Here is the sheet music so you can play and sing along!
And the coup de grâce is that I have posted the actual recording for your listening pleasure …
[Note: The embedded link keeps erasing itself somehow. If it disappears again, the URL is: http://www.youtube.com/watch?v=_oyK1qLIinY ]
Now for the research-y, serious part:
I discovered this while reading a fascinating article by the Incredibly Smart Martha M. Ertman of the University of Maryland School of Law, entitled “Race Treason: The Untold Story of America’s Ban of Polygamy”. In it, she makes the case that Mormons were cast as minorities in the population, and lumped together with many other ethnic populations which were on the receiving end of tremendous racism. The Mormon persecution was more about racism, and less about religious persecution (waaaay oversimplified – read the whole article to understand better).
Even the author Jack London had a character in the novel The Jacket say, “They ain’t whites, they’re Mormons” – further illustrating this point. Because if they weren’t white (which these Mormons were), then those pesky laws and that freedom of religion didn’t really need to be applied equally.

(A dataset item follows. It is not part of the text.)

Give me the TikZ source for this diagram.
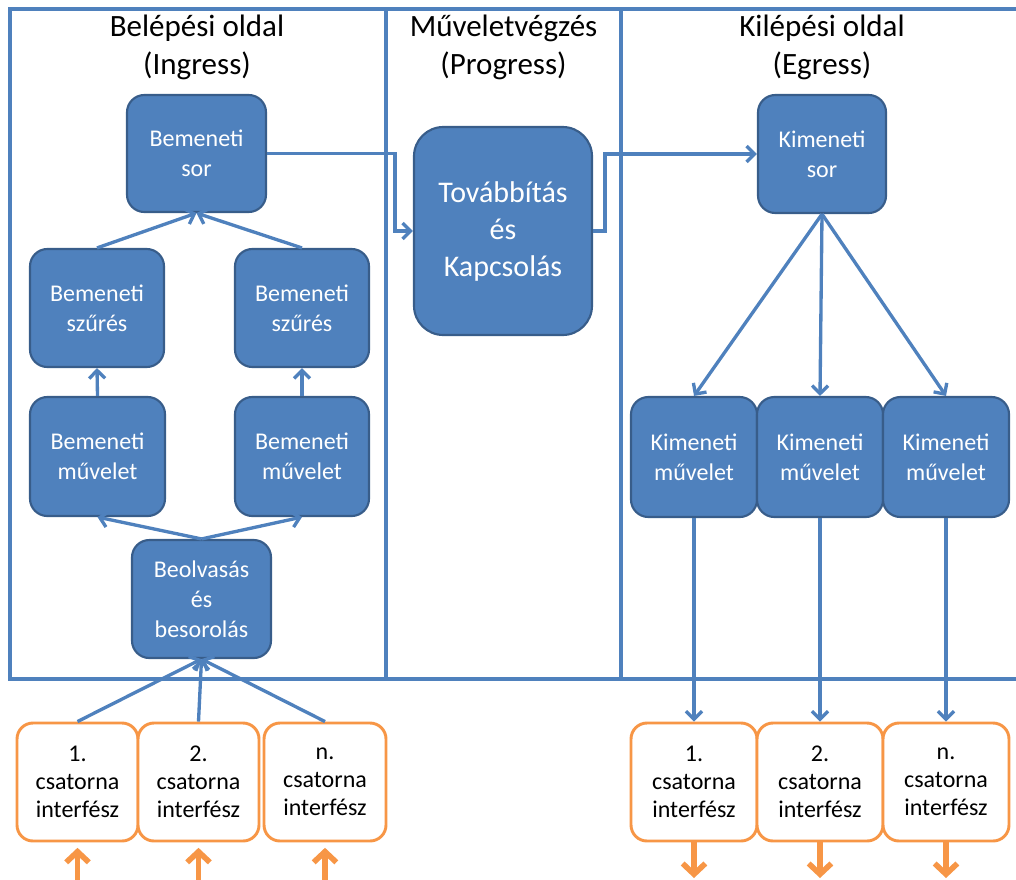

I read a lot, and as you probably can tell by now, I know most everything. But this whole discussion of racism against the early Mormons was totally new to me. Take the time to read it.
The mere existence of this remarkable song is crazy – but to hear it 106 years later? That is webidiculous. (I just made that word up. I even checked on Google: ZERO hits.)

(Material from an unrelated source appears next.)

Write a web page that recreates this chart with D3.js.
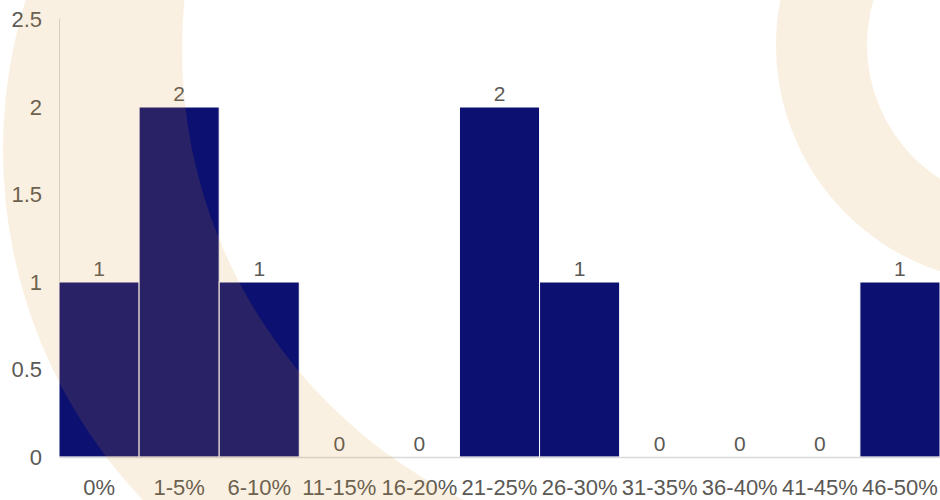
<!DOCTYPE html>
<html>
<head>
<meta charset="utf-8">
<script src="https://cdn.jsdelivr.net/npm/d3@7"></script>
<style>
  html, body { margin: 0; padding: 0; background: #fff; }
  svg { display: block; }
  text { font-family: "Liberation Sans", Arial, sans-serif; }
</style>
</head>
<body>
<div id="chart"></div>
<script>
// Distribution of responses by percentage bracket
const categories = ["0%", "1-5%", "6-10%", "11-15%", "16-20%", "21-25%", "26-30%", "31-35%", "36-40%", "41-45%", "46-50%"];
const counts = [1, 2, 1, 0, 0, 2, 1, 0, 0, 0, 1];
const yTicks = [0, 0.5, 1, 1.5, 2, 2.5];

const width = 940, height = 500;
const margin = { top: 19.5, right: 0, bottom: 43, left: 59 };

const svg = d3.select("#chart").append("svg")
  .attr("width", width)
  .attr("height", height);

const x = d3.scaleBand()
  .domain(categories)
  .range([margin.left, width - margin.right])
  .paddingInner(0)
  .paddingOuter(0);

const y = d3.scaleLinear()
  .domain([0, 2.5])
  .range([height - margin.bottom, margin.top]);

const textColor = "#5b5955";
const axisColor = "#d9d9d9";

// Y axis: labels only, plus a plain vertical rule
const yAxis = svg.append("g")
  .attr("transform", `translate(${margin.left},0)`)
  .call(d3.axisLeft(y).tickValues(yTicks).tickSize(0).tickPadding(17).tickFormat(d3.format("~g")));
yAxis.select(".domain").remove();
yAxis.selectAll("text")
  .attr("fill", textColor)
  .attr("font-size", 22);
svg.append("line")
  .attr("x1", margin.left + 0.5).attr("x2", margin.left + 0.5)
  .attr("y1", y(2.5) - 1).attr("y2", y(0))
  .attr("stroke", axisColor).attr("stroke-width", 1);

// Bars
svg.append("g")
  .selectAll("rect")
  .data(categories.map((c, i) => ({ cat: c, value: counts[i] })))
  .join("rect")
  .attr("x", d => x(d.cat))
  .attr("y", d => y(d.value))
  .attr("width", x.bandwidth())
  .attr("height", d => y(0) - y(d.value))
  .attr("fill", "#0c1070")
  .attr("stroke", "#ffffff")
  .attr("stroke-width", 1);

// X axis baseline and category labels
const xAxis = svg.append("g")
  .attr("transform", `translate(0,${y(0)})`)
  .call(d3.axisBottom(x).tickSize(0).tickPadding(22));
xAxis.select(".domain")
  .attr("stroke", axisColor).attr("stroke-width", 1.5);
xAxis.selectAll("text")
  .attr("fill", textColor)
  .attr("font-size", 22);

// Value labels above each bar
svg.append("g")
  .selectAll("text")
  .data(categories.map((c, i) => ({ cat: c, value: counts[i] })))
  .join("text")
  .attr("x", d => x(d.cat) + x.bandwidth() / 2)
  .attr("y", d => y(d.value) - 6)
  .attr("text-anchor", "middle")
  .attr("fill", textColor)
  .attr("font-size", 21)
  .text(d => d.value);

// Decorative translucent rings laid over the plot
const defs = svg.append("defs");
function ring(id, outer, inner) {
  const m = defs.append("mask").attr("id", id)
    .attr("maskUnits", "userSpaceOnUse")
    .attr("x", 0).attr("y", 0).attr("width", width).attr("height", height);
  m.append("rect").attr("width", width).attr("height", height).attr("fill", "#fff");
  m.append("circle").attr("cx", inner.cx).attr("cy", inner.cy).attr("r", inner.r).attr("fill", "#000");
  svg.append("circle")
    .attr("cx", outer.cx).attr("cy", outer.cy).attr("r", outer.r)
    .attr("fill", "rgb(219,148,41)")
    .attr("fill-opacity", 0.14)
    .attr("mask", `url(#${id})`);
}
ring("ringLeft", { cx: 511, cy: 150, r: 508 }, { cx: 682, cy: 50, r: 500 });
ring("ringRight", { cx: 1014, cy: 45, r: 238 }, { cx: 1026, cy: 45, r: 159 });
</script>
</body>
</html>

Hope you enjoyed this obscure snippet of history. Some might think it too nerdy or serious, but I feel the need to help you with yer learnin’. (Because I’m thoughtful like that.)
One last thought: The tune is a little catchy – Please don’t walk around church this Sunday humming it.
Webidiculous. You saw it here first.
This post originally appeared at Middle-Aged Mormon Man on 19 February 2011.
For the benefit of search engines:
A coon named Ephraim skipped the town one day.
Nobody knew just why he went away,
Until one night a friend he got a note,
It was from Eph, and this is what he wrote:
“I’m out in Utah, in the Mormon land,
And going to stay, because I’m living grand,
I used to rave about a single life.
Now ev’ry day I get a brand new wife.”
“I’ve got a big brunette,
And a blonde to pet.
I’ve got ‘em short, fat, thin and tall …
I’ve got a Cuban gal,
And a Zulu pal.
They come in bunches when I call;
And that’s not all –
I’ve got ‘em pretty, too.
Got a homely few,
I’ve got ‘em black to octoroon …
I can spare six or eight.
Shall I ship ‘em by freight?
For I am the Mormon coon.”
There’s one gal I ain’t married yet, but say,
I’m saving her up for a rainy day.
If you ain’t never heard a cyclone roar,
Come up and hear just how my wives can snore.
If you stay out late you can “con” your wife.
If I got gay that mob would have my life,
It keeps me hustling in loving line.
They all yell out, “I saw him first, he’s mine.”
Next Fall they’ll make me Gov’nor of the State;
The Parsons give me commutation rate;
I wish for ev’ry wife I had a cent,
Why, just for photographs, a house I rent.
I’ve got so many, I forget a lot.
I keep the marriage license door bell hot,
If on the street into a wife I run,
I have to ask her, “What’s your number, Hon?”